13 October 2016
PORTSMOUTH, Va. — Adversaries such as Russia and China are increasingly challenging the United States’ dominance of the seas, said the commander of U.S. Fleet Forces Command Oct. 12.
Rivals are attempting to “deny our sea control and that is a big change,” said Adm. Philip Davidson.
Sea access denial is part of three operational threat paradigms that the two nations are trying to exploit, he said during the National Defense Industrial Association’s annual Expeditionary Warfare Conference. NDIA is the publisher of National Defense magazine.
“That is an area when I compare and contrast where we are today and where we were 15 years ago where we took a lot of risk,” he said. “We took that risk over the last 15 years … in order to build cyber forces, in order to build COIN [counterinsurgency] forces, in order to put blue in support of green on battlefields in Afghanistan and Iraq and across North Africa. We let some of the sea control capability die,” he added.

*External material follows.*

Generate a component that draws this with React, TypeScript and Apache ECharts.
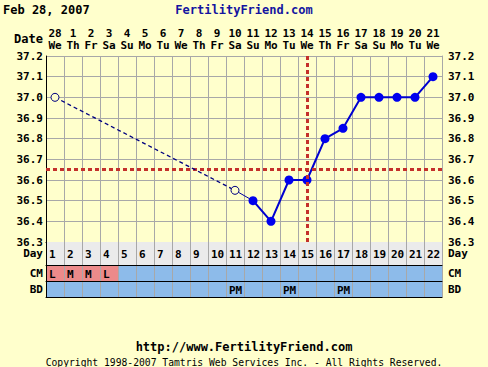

The second operational threat is nuclear weapon proliferation, he said. Both Russia and China are building new ballistic missile submarines and testing them.
“This environment has really changed over the last few years,” he said. “For the first time in any of your lives … somebody other than the Soviet Union/Russia can threaten the United States with a nuclear weapon from the sea.” North Korea is also developing more powerful and small nuclear weapons, he noted.

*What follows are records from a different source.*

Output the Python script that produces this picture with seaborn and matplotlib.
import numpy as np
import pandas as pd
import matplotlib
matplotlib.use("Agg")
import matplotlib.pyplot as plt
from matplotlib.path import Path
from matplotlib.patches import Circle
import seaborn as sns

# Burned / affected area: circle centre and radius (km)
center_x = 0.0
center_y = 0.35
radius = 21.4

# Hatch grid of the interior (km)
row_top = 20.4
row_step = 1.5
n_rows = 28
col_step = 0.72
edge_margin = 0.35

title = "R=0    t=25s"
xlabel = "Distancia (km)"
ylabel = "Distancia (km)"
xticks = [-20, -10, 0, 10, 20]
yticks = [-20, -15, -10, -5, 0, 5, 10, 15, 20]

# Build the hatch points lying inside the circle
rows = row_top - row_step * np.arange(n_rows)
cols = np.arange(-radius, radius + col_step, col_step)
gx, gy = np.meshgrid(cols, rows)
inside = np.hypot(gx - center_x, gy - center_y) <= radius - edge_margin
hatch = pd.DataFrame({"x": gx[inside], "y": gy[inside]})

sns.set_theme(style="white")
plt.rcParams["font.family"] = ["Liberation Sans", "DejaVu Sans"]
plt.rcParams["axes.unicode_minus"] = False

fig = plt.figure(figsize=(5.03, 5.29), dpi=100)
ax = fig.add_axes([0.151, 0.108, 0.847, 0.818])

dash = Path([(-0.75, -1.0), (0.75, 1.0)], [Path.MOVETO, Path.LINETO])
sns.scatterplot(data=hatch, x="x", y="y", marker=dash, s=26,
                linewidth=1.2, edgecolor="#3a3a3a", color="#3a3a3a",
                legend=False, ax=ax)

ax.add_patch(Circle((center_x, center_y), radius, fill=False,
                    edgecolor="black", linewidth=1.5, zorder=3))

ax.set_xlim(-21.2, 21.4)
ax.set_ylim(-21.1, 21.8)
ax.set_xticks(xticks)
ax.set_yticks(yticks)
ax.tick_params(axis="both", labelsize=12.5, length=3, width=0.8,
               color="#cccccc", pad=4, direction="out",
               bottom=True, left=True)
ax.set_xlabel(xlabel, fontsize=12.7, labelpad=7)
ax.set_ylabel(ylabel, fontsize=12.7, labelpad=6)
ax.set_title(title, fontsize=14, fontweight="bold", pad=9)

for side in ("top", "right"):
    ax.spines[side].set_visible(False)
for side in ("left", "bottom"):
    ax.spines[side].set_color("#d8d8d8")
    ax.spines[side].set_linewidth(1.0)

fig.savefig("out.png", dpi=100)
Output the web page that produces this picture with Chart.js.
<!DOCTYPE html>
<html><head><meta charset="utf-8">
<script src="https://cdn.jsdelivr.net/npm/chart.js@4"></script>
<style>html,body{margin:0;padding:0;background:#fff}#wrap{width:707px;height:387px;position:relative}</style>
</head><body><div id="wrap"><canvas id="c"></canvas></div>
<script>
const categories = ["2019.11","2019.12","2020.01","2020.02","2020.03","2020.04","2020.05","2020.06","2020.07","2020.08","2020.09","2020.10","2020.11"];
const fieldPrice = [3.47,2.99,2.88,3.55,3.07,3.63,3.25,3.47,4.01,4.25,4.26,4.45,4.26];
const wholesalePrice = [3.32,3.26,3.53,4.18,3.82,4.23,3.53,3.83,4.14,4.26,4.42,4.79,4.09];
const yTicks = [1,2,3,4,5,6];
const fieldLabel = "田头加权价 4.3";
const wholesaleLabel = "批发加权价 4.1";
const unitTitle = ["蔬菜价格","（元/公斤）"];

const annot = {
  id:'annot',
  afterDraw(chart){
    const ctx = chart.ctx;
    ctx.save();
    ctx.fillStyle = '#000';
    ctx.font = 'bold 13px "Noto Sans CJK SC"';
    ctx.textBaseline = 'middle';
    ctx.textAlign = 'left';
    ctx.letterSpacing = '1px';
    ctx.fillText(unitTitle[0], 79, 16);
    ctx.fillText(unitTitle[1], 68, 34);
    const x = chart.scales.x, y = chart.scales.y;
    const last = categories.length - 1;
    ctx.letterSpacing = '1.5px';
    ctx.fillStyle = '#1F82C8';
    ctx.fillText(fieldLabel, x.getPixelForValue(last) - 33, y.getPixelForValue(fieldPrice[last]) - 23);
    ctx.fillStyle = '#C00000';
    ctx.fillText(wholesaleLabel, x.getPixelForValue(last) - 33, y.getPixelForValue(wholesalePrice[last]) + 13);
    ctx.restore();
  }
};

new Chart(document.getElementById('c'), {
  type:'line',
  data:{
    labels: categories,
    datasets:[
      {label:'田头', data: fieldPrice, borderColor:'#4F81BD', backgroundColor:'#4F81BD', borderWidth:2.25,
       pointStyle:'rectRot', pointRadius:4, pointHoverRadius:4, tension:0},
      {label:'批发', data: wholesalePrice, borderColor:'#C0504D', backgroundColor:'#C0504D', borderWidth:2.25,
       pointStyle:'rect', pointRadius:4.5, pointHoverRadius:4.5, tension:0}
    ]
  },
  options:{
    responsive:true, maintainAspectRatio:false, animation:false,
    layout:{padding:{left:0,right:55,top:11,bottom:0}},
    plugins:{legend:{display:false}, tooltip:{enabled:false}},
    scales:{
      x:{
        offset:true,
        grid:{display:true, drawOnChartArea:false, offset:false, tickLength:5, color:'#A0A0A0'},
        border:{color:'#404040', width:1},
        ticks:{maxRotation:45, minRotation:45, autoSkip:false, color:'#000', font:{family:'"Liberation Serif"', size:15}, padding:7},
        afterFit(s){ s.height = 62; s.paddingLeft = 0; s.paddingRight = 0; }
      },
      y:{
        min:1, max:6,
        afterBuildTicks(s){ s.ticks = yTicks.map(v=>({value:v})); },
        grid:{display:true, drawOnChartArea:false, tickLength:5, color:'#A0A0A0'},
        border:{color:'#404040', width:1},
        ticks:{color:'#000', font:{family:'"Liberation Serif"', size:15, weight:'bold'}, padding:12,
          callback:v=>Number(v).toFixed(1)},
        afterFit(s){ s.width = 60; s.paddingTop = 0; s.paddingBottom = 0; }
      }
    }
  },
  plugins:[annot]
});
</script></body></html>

The third threat area is the rise of the information domain, he said. Both state and non-state actors are exploiting networks and gaining access to them.
These operational threats come as a time when the United States faces challenges from a variety of actors, he said. In what has become known as the four-plus-one threat environment, the country’s adversaries include Russia, China, Iran, North Korea and terrorist organizations such as the Islamic State.

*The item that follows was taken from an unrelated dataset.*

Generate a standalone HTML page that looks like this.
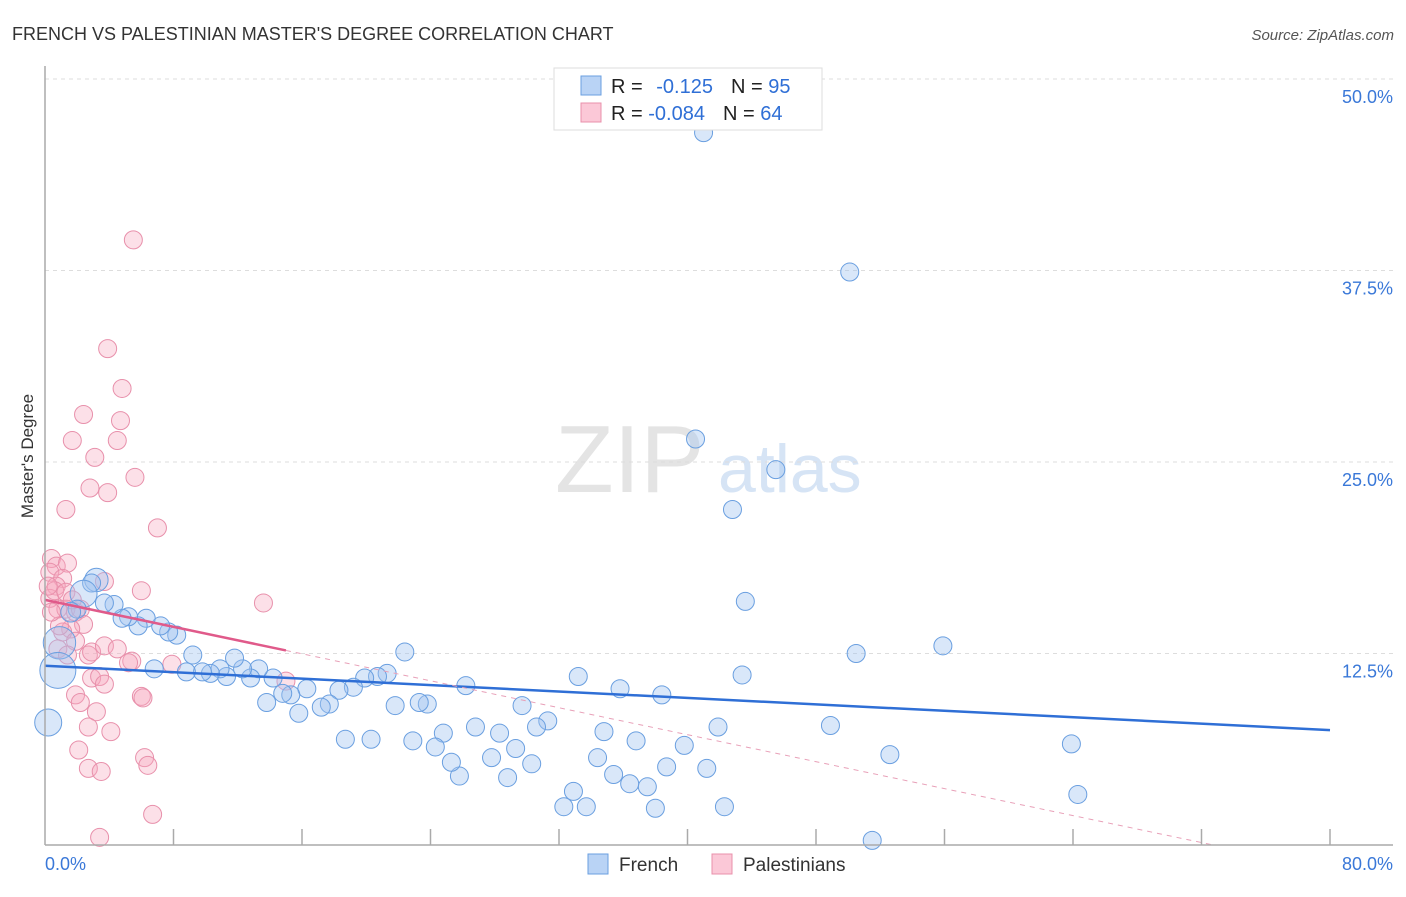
<!DOCTYPE html>
<html><head><meta charset="utf-8"><style>
body{margin:0;background:#fff;font-family:"Liberation Sans",sans-serif;}
svg text{font-family:"Liberation Sans",sans-serif;}
</style></head><body>
<svg id="chart" width="1406" height="892" viewBox="0 0 1406 892" xmlns="http://www.w3.org/2000/svg">
<text x="12" y="40" font-size="18" fill="#333">FRENCH VS PALESTINIAN MASTER'S DEGREE CORRELATION CHART</text>
<text x="1394" y="40" font-size="15" fill="#555" font-style="italic" text-anchor="end">Source: ZipAtlas.com</text>
<text x="555" y="492" font-size="96" fill="#e4e4e4" font-family="Liberation Serif">ZIP</text>
<text x="718" y="492" font-size="68" fill="#d6e4f5">atlas</text>
<text transform="translate(33,456) rotate(-90)" font-size="17" fill="#333" text-anchor="middle">Master's Degree</text>
<g id="grid"></g><g id="marks"></g><g id="axes"></g>
<g>
<rect x="554" y="68" width="268" height="62" fill="#fff" stroke="#ddd"/>
<rect x="581" y="76" width="20" height="19" fill="#b9d3f5" stroke="#6a9fe0"/>
<rect x="581" y="103" width="20" height="19" fill="#fbc8d7" stroke="#e890ab"/>
<text x="611" y="93" font-size="20" fill="#222">R = <tspan fill="#2f6fd6" dx="8">-0.125</tspan><tspan dx="18" fill="#222">N = </tspan><tspan fill="#2f6fd6">95</tspan></text>
<text x="611" y="120" font-size="20" fill="#222">R = <tspan fill="#2f6fd6">-0.084</tspan><tspan dx="18" fill="#222">N = </tspan><tspan fill="#2f6fd6">64</tspan></text>
</g>
<g>
<rect x="588" y="854" width="20" height="20" fill="#b9d3f5" stroke="#6a9fe0"/>
<text x="619" y="871" font-size="19" fill="#333">French</text>
<rect x="712" y="854" width="20" height="20" fill="#fbc8d7" stroke="#e890ab"/>
<text x="743" y="871" font-size="19" fill="#333">Palestinians</text>
</g>
</svg>
<script>
const frenchX=[41.0,50.1,40.5,45.5,42.8,43.6,50.5,55.9,63.9,64.3,51.5,52.6,48.9,43.4,41.9,41.2,42.3,39.8,38.4,38.7,37.5,38.0,36.8,36.4,35.4,35.8,34.8,34.4,33.2,33.7,32.9,32.3,31.3,30.6,30.3,29.3,29.7,28.8,28.3,27.8,26.8,26.2,25.8,25.3,24.8,24.3,22.9,23.8,23.3,22.4,21.8,21.3,20.7,20.3,19.9,19.2,18.7,18.3,17.7,17.2,16.3,15.8,15.3,14.8,14.2,13.8,13.3,12.8,12.3,11.8,11.3,10.9,10.3,9.8,9.2,8.8,8.2,7.7,7.2,6.8,6.3,5.8,5.2,4.8,4.3,3.7,3.2,2.9,2.4,2.0,1.6,0.9,0.8,0.2];
const frenchY=[46.5,37.4,26.5,24.5,21.9,15.9,12.5,13.0,6.6,3.3,0.3,5.9,7.8,11.1,7.7,5.0,2.5,6.5,9.8,5.1,3.8,2.4,6.8,4.0,4.6,10.2,7.4,5.7,11.0,2.5,3.5,2.5,8.1,7.7,5.3,6.3,9.1,4.4,7.3,5.7,7.7,10.4,4.5,5.4,7.3,6.4,6.8,9.2,9.3,12.6,9.1,11.2,11.0,6.9,10.9,10.3,6.9,10.1,9.2,9.0,10.2,8.6,9.8,9.9,10.9,9.3,11.5,10.9,11.5,12.2,11.0,11.5,11.2,11.3,12.4,11.3,13.7,13.9,14.3,11.5,14.8,14.3,14.9,14.8,15.7,15.8,17.3,17.1,16.4,15.4,15.2,13.2,11.4,8.0];
const frenchSize=[1,1,1,1,1,1,1,1,1,1,1,1,1,1,1,1,1,1,1,1,1,1,1,1,1,1,1,1,1,1,1,1,1,1,1,1,1,1,1,1,1,1,1,1,1,1,1,1,1,1,1,1,1,1,1,1,1,1,1,1,1,1,1,1,1,1,1,1,1,1,1,1,1,1,1,1,1,1,1,1,1,1,1,1,1,1,1.3,1,1.5,1,1.1,1.8,2,1.5];
const palX=[5.5,3.9,4.8,2.4,4.7,1.7,4.5,3.1,2.8,3.9,5.6,1.3,7.0,0.4,0.7,1.4,0.3,1.1,0.7,3.7,6.0,13.6,0.3,0.8,1.3,1.9,2.2,2.4,1.6,1.1,1.9,2.7,2.9,3.7,4.5,5.4,5.2,7.9,15.0,2.9,3.4,3.7,1.9,2.2,6.0,6.1,3.2,4.1,2.7,2.1,6.2,6.4,2.7,3.5,6.7,3.4,0.9,0.6,0.2,1.3,0.4,0.8,1.4,1.7];
const palY=[39.5,32.4,29.8,28.1,27.7,26.4,26.4,25.3,23.3,23.0,24.0,21.9,20.7,18.7,18.2,18.4,17.8,17.4,16.9,17.2,16.6,15.8,16.1,15.4,15.4,15.2,15.4,14.4,14.1,13.9,13.3,12.4,12.6,13.0,12.8,12.0,11.9,11.8,10.7,10.9,11.0,10.5,9.8,9.3,9.7,9.6,8.7,7.4,7.7,6.2,5.7,5.2,5.0,4.8,2.0,0.5,14.3,16.6,16.9,16.5,15.2,12.8,12.4,16.0];
const yTicks=[12.5,25.0,37.5,50.0];
const xTicks=[0,8,16,24,32,40,48,56,64,72,80];
const frenchTrend=[11.7,7.5];  // value at x=0 and x=80
const palTrend=[16.0,-0.22];   // intercept, slope
const palSolidEnd=15;

const X0=45,X1=1330,Y0=845,YT=79;
const sx=v=>X0+(X1-X0)*v/80;
const sy=v=>Y0-(Y0-YT)*v/50;
const NS='http://www.w3.org/2000/svg';
function mk(tag,attrs,parent){const e=document.createElementNS(NS,tag);for(const k in attrs)e.setAttribute(k,attrs[k]);parent.appendChild(e);return e;}
const grid=document.getElementById('grid'),marks=document.getElementById('marks'),axes=document.getElementById('axes');
yTicks.forEach(t=>{
  const l=mk('line',{x1:X0,x2:1393,y1:sy(t),y2:sy(t),stroke:'#ddd','stroke-dasharray':'4,4'},grid);
  
  
  const tx=mk('text',{x:1393,y:sy(t)+24,'font-size':18,fill:'#3a78d8','text-anchor':'end'},axes);
  tx.textContent=t.toFixed(1)+'%';
  
  
});
const ax=mk('line',{x1:X0,x2:X0,y1:66,y2:Y0,stroke:'#aaa','stroke-width':1.5},axes);


const bx=mk('line',{x1:X0,x2:1393,y1:Y0,y2:Y0,stroke:'#aaa','stroke-width':1.5},axes);


xTicks.forEach((t,i)=>{
  if(i===0)return;
  const l=mk('line',{x1:sx(t),x2:sx(t),y1:Y0,y2:Y0-16,stroke:'#aaa','stroke-width':1.5},axes);
  
  
});
[[0,'0.0%','start',45],[80,'80.0%','end',1393]].forEach(d=>{
  const tx=mk('text',{x:d[3],y:870,'font-size':18,fill:'#3a78d8','text-anchor':d[2]},axes);
  tx.textContent=d[1];
  
  
});
palX.forEach((v,i)=>{
  const c=mk('circle',{cx:sx(v),cy:sy(palY[i]),r:9,fill:'rgba(245,165,190,0.35)',stroke:'#e890ab','stroke-width':1},marks);
  
  
});
frenchX.forEach((v,i)=>{
  const c=mk('circle',{cx:sx(v),cy:sy(frenchY[i]),r:9*frenchSize[i],fill:'rgba(160,195,240,0.4)',stroke:'#6a9fe0','stroke-width':1},marks);
  
  
});
const bl=mk('line',{x1:sx(0),y1:sy(frenchTrend[0]),x2:sx(80),y2:sy(frenchTrend[1]),stroke:'#2f6fd6','stroke-width':2.5},marks);


const pf=x=>palTrend[0]+palTrend[1]*x;
const xz=-palTrend[0]/palTrend[1];
const pd=mk('line',{x1:sx(palSolidEnd),y1:sy(pf(palSolidEnd)),x2:sx(xz),y2:sy(0),stroke:'#e8a0b8','stroke-width':1,'stroke-dasharray':'5,5'},marks);


const pl=mk('line',{x1:sx(0),y1:sy(pf(0)),x2:sx(palSolidEnd),y2:sy(pf(palSolidEnd)),stroke:'#e05a8a','stroke-width':2.5},marks);


</script>
</body></html>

To get at the issue, the Navy is employing a four-pillar strategy. The first includes increasing the service’s situational awareness through the Naval Integrated Fire Control-Counter Air concept, which the service has been using for a couple of years, he said.
Through NIFC-CA “we are extending the sensor range of our assets and we’re extending the … reach of the weapons,” he said. The architecture is used as a way to share fire control information throughout the fleet quickly, he said.
“It’s shaping our thinking about how this fleet will operate going forward,” he said.
The service is also putting a premium on modularity and flexibility throughout the fleet, he said. For example, the configuration of a carrier air group will need to be adjustable going forward.
“We can make that air wing whatever it is we want,” he said. “It’s shape and form today is to handle the pressures that are over there in the Middle East. The shape and form that we plan for in the years coming forward is different.”
Underwater vehicles and sensors will also be important in the future, he said. “If you can connect undersea [assets] to a network … you can solve a lot of problems. Now trust me that, that’s not a panacea” but it helps.
The service also took some risk when it came to training sailors and the Navy can no longer afford to do so again, he said. The service plans to take advantage of live, virtual and constructive training, he said.